The taxpayer argues that subsection (c) authorizes the Tax Administrator to employ a third formula only after he has determined that the particular facts of an individual case make the use of either (a) or (b) inequitable, and that he has made no such determination here. We agree.
In examining the structure of § 44-11-16(2) we note that it does not delegate to the Tax Administrator the power to establish a generally applicable apportionment formula. The Legislature has performed that function itself; it has determined that as a general rule either the percentage of property test of subsection (a) or the percentage of gross receipts test of subsection (b) will be equitable. We believe subsection (c) authorizes the Tax Administrator to vary from these specified formulas only in extraordinary circumstances. The Tax Administrator has not attempted to demonstrate that this is an extraordinary case. Rather, he states that it is his "invariable practice" to use the combination formula. This is an attempt to substitute what he believes is the best general rule for the one chosen by the Legislature, and is thus outside the scope of subsection (c).
The petition for certiorari is granted, and the cause is remanded to the Tax Administrator for further proceedings consistent with this opinion.
ROBERTS, C. J., was present at oral argument but retired prior to consideration or decision of this case.

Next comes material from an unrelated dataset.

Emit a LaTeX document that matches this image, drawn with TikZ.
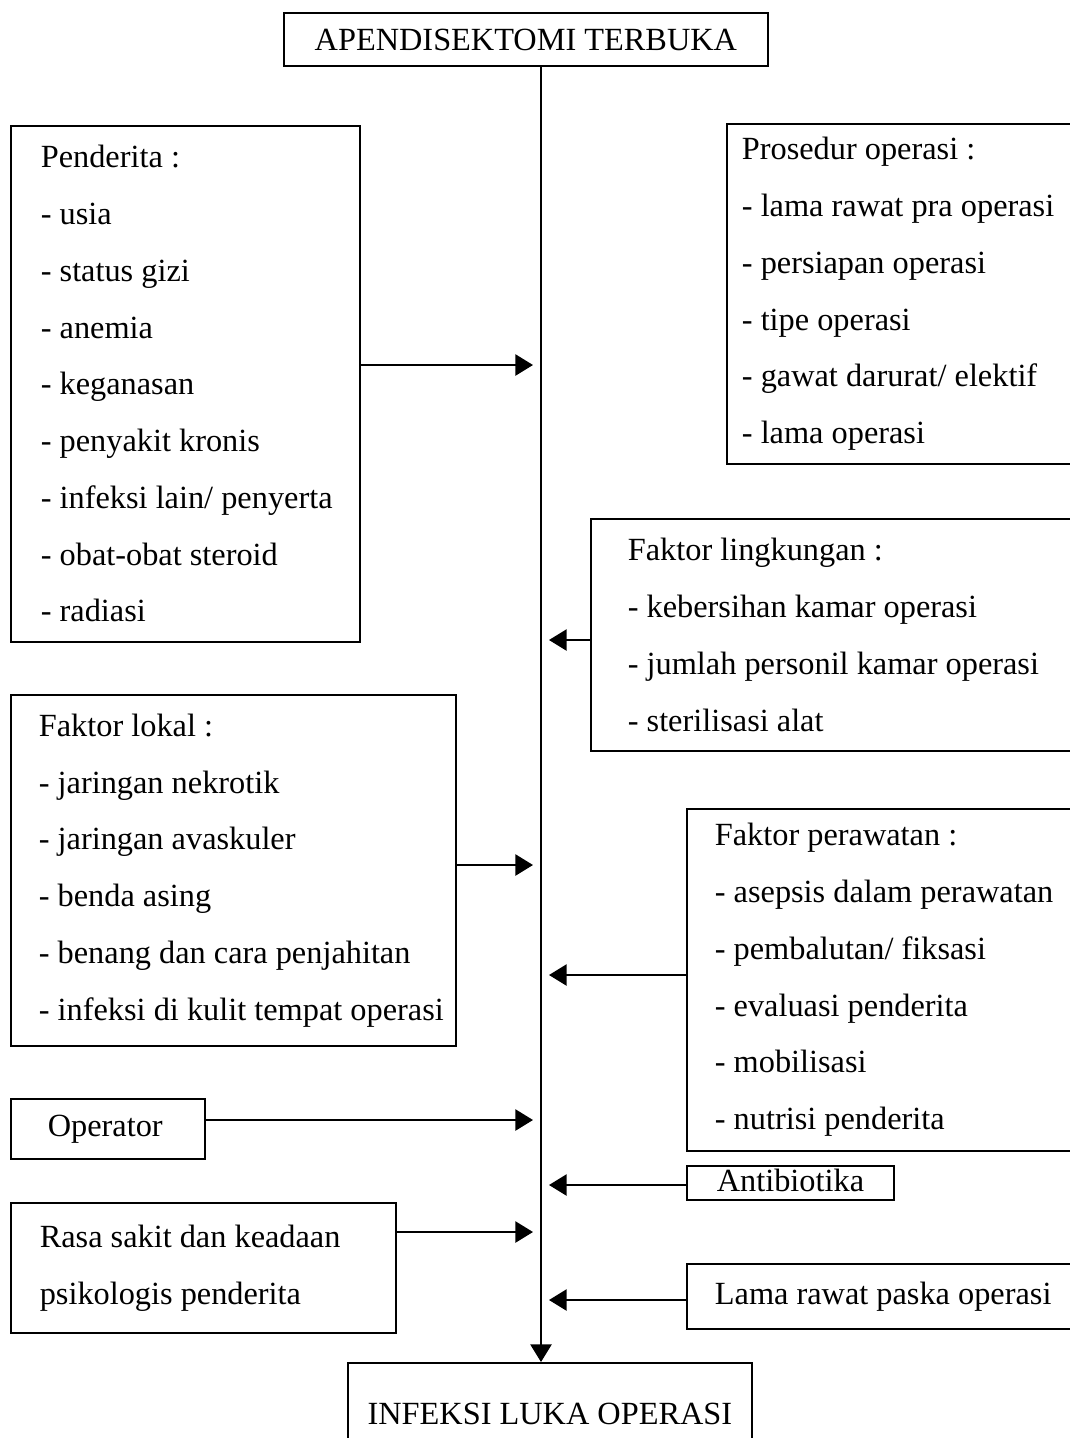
\documentclass[tikz,border=0pt]{standalone}
\usepackage{fontspec}
\setmainfont{Liberation Serif}
\usetikzlibrary{arrows.meta,positioning,calc}

\begin{document}
\begin{tikzpicture}[x=0.02cm,y=-0.02cm,
    font=\fontsize{18.4}{32.3}\selectfont,
    cbox/.style={draw,line width=1.1pt,anchor=north west,inner sep=0pt,align=center},
    lbox/.style={draw,line width=1.1pt,anchor=north west,inner sep=0pt,align=left,
                 execute at begin node={\leftskip=#1\rightskip=0pt plus 1fil
                   \spaceskip=0pt\xspaceskip=0pt\hyphenpenalty=10000\relax}},
    arr/.style={-{Triangle[length=10pt,width=12pt]},line width=1.1pt}]
  \useasboundingbox (0,0) rectangle (1070,1438);
  \node[cbox,minimum width=9.68cm,minimum height=1.06cm] (bedah) at (283,12) {APENDISEKTOMI TERBUKA};
  \node[cbox,minimum width=8.08cm,minimum height=2.04cm] (ilo) at (347,1362) {INFEKSI LUKA OPERASI};
  \node[lbox=17pt,text width=6.98cm,minimum height=10.32cm] (pend) at (10,125)
    {Penderita :\\- usia\\- status gizi\\- anemia\\- keganasan\\- penyakit kronis\\- infeksi lain/ penyerta\\- obat-obat steroid\\- radiasi};
  \node[lbox=8.5pt,text width=7.08cm,minimum height=6.8cm] (pros) at (726,123)
    {Prosedur operasi :\\- lama rawat pra operasi\\- persiapan operasi\\- tipe operasi\\- gawat darurat/ elektif\\- lama operasi};
  \node[lbox=21pt,text width=9.8cm,minimum height=4.64cm] (lingk) at (590,518)
    {Faktor lingkungan :\\- kebersihan kamar operasi\\- jumlah personil kamar operasi\\- sterilisasi alat};
  \node[lbox=15.9pt,text width=8.9cm,minimum height=7.02cm] (lokal) at (10,694)
    {Faktor lokal :\\- jaringan nekrotik\\- jaringan avaskuler\\- benda asing\\- benang dan cara penjahitan\\- infeksi di kulit tempat operasi};
  \node[lbox=15.9pt,text width=7.88cm,minimum height=6.84cm] (rawat) at (686,808)
    {Faktor perawatan :\\- asepsis dalam perawatan\\- pembalutan/ fiksasi\\- evaluasi penderita\\- mobilisasi\\- nutrisi penderita};
  \node[lbox=21pt,text width=3.88cm,minimum height=1.2cm] (oper) at (10,1098) {Operator};
  \node[lbox=17pt,text width=4.14cm,minimum height=0.68cm,text depth=3pt] (anti) at (686,1165) {Antibiotika};
  \node[lbox=16.4pt,text width=7.7cm,minimum height=2.6cm] (rasa) at (10,1202)
    {Rasa sakit dan keadaan\\psikologis penderita};
  \node[lbox=15.9pt,text width=7.88cm,minimum height=1.3cm] (lama) at (686,1263) {Lama rawat paska operasi};
  % trunk and arrow ends
  \coordinate (trunk) at (541,0);
  \coordinate (a1) at (533,365);
  \coordinate (a2) at (549,640);
  \coordinate (a3) at (533,865);
  \coordinate (a4) at (549,975);
  \coordinate (a5) at (533,1120);
  \coordinate (a6) at (549,1185);
  \coordinate (a7) at (533,1232);
  \coordinate (a8) at (549,1300);
  \draw[arr] (bedah.south -| trunk) -- (ilo.north -| trunk);
  \draw[arr] (pend.east |- a1) -- (a1);
  \draw[arr] (lingk.west |- a2) -- (a2);
  \draw[arr] (lokal.east |- a3) -- (a3);
  \draw[arr] (rawat.west |- a4) -- (a4);
  \draw[arr] (oper.east |- a5) -- (a5);
  \draw[arr] (anti.west |- a6) -- (a6);
  \draw[arr] (rasa.east |- a7) -- (a7);
  \draw[arr] (lama.west |- a8) -- (a8);
\end{tikzpicture}
\end{document}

DORIS, J., did not participate.
NOTES
[1]  The tax on "corporate excess" has since been repealed and replaced by a tax on the "net worth" of the corporation. General Laws 1956 (1970 Reenactment) §§ 44-11-2 (2), 44-11-16, as amended by P.L.1974, ch. 200, art. II.
[2]  This provision has since been amended. General Laws 1956 (1970 Reenactment) §§ 44-11-14, -16(2)(d), as amended, P.L.1974, ch. 200, art. II § 1.